Waking up to the sound of cow and goat bells in a game reserve the next morning, is a bit surreal I must admit. But herein lays the beauty and lure of the land – humans and wild animals can coexist, in harmony, together.

The call of ‘The Mara’, as Kenya’s pride and joy is called by the locals, is getting stronger by the minute. With a last swig of some hot and tasty Masala tea, we head towards the Oloololo Gate where we will be entering the Mara Triangle.

A line of safari operated and privately owned vehicles are already lined up when we arrive at the gate. Some are already on their way out, having stayed inside the reserve, and the occupants of the vehicles look back longingly for one last time.

After paying the required conservation fees and getting the rules and regulations (‘no shouting, clapping or cheering near any of the animals’ and ‘do not cross the Tanzanian border’ being two of them), we get out for a good stretch of the legs and necks. The excitement is palpable, we are about to set foot in one of the most remarkable wildlife attractions, the sheer volume and variety for sure going to make for a sensory overload.

It doesn’t take long for the action to start – wildebeest, zebras, giraffe, topi, buffalo, elephant and eland fill up the frame in quick succession. Various pairs of binoculars reveal a brown spot on a small termite mound in the distance. And when vehicles start congregating, we join the fray, promptly disturbing a romantic moment between a male lion and his female companion.

Seems love is in the air this morning (or maybe not?). As we are leaving the king and queen of this jungle, we come across a very amorous male ostrich. He is strutting his stuff and fluffing his feathers, for the moment to no avail however, with the female being totally oblivious to his attentions. Persistence is the name of the game it seems.

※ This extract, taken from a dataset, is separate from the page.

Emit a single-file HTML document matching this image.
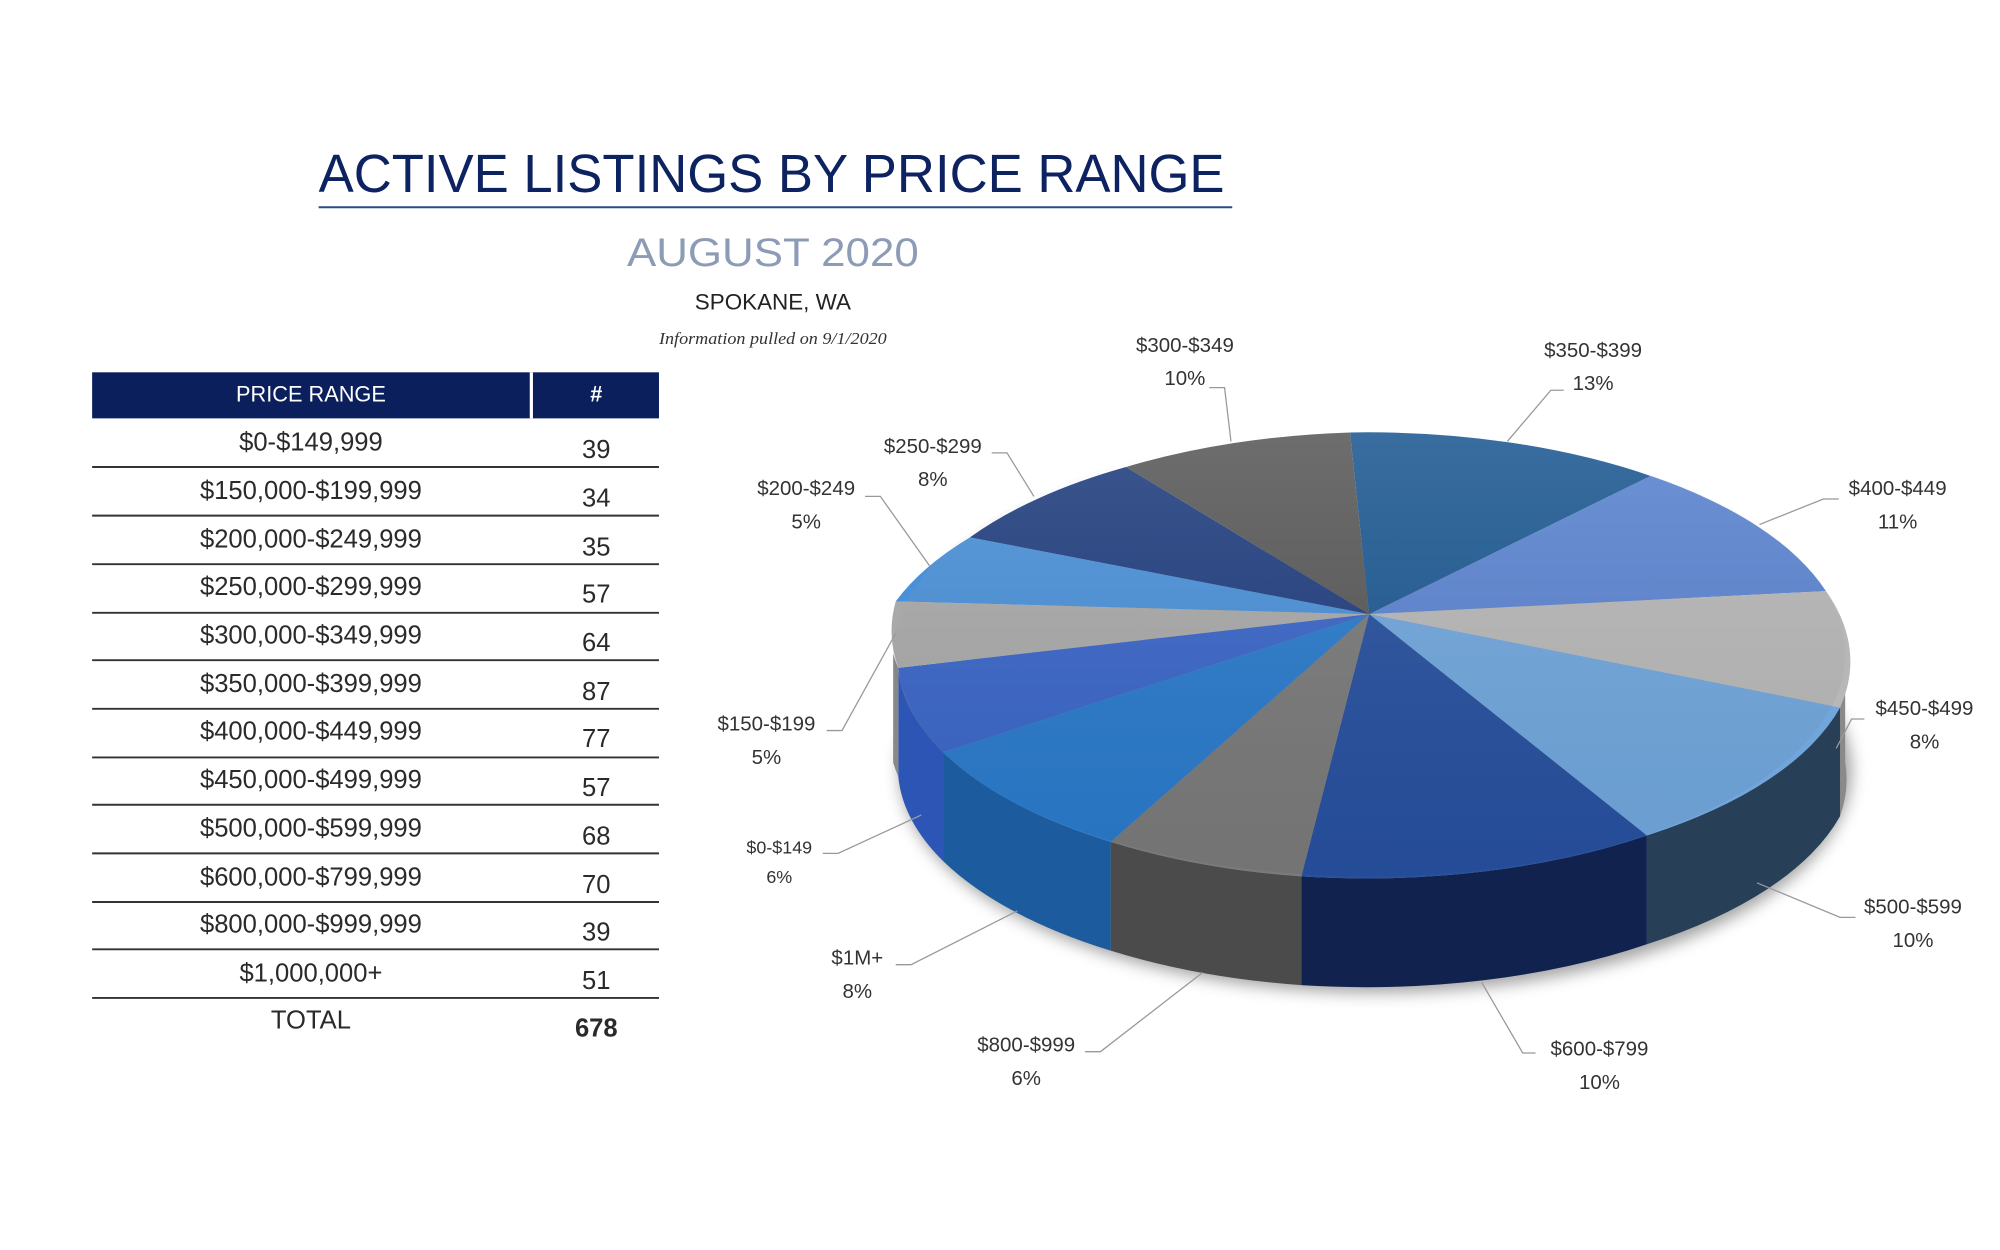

We are still a long way from any of the crossing points over the Mara River, but it doesn’t matter, the action is already coming thick and fast. A ‘normal’ and ‘routine’ stop for a glance at a secretary bird, turns into a nail biting, breathtaking, almost kill. One moment the feathered creature is just walking along, the next it’s skidding in a cloud of dust after a hare of some sort (was way too fast to make a positive identification), but alas, no reward.

With the mind filled to capacity with the sights and the sounds of the Maasai Mara, it’s time to replenish the body with some fuel of a different kind. And a more rewarding lunch spot there surely can’t be – for as far as the eye can see, it’s just wild open spaces.

And now it’s Mission Crossing! There are no guarantees that we will get to witness this spectacular event, for as we know, no two years are the same. But just the mere possibility, makes the skin tingle with anticipation.

The open plain is dotted with solid dark specks, with a few black and white stripes thrown in, are we really going to see this? We make our way towards the river, along with a handful of other hopeful enthusiasts. Together man and beast congregate on the banks of the great Mara River, waiting and hoping.

The sky is darkening and threatening clouds are moving in and it seems to thwart the plans of the throngs of wildebeest, now milling around nervously. Just as it seems that the pressure is going to break and they are going to go for it, they turn back.

We wait for as long as possible to witness “The Crossing” – we have to leave the reserve by 18:30 – but eventually realize that today is not going to be the day. Very reluctantly we turn the vehicle away and start heading back, not without heads straining backwards ever so often, for one last time, just maybe…

Just before leaving this natural gem, we come across the evidence of this yearly struggle of life and death. The smell of death is heavy in the air as hundreds of carcasses lay washed up on the lower banks of the river. There are more than enough to be shared between the crocodiles, Marabou storks and banded mongoose that are hanging around, eager for the pickings.

Back at “House in the Wild”, watching the sun set over yet another uniquely African day, we muse and ponder over a couple of Tuskers over what wasn’t, in this instance. We come to the conclusion that nature doesn’t have a text book, the only thing that’s certain in this great scheme of things, is that nothing is certain.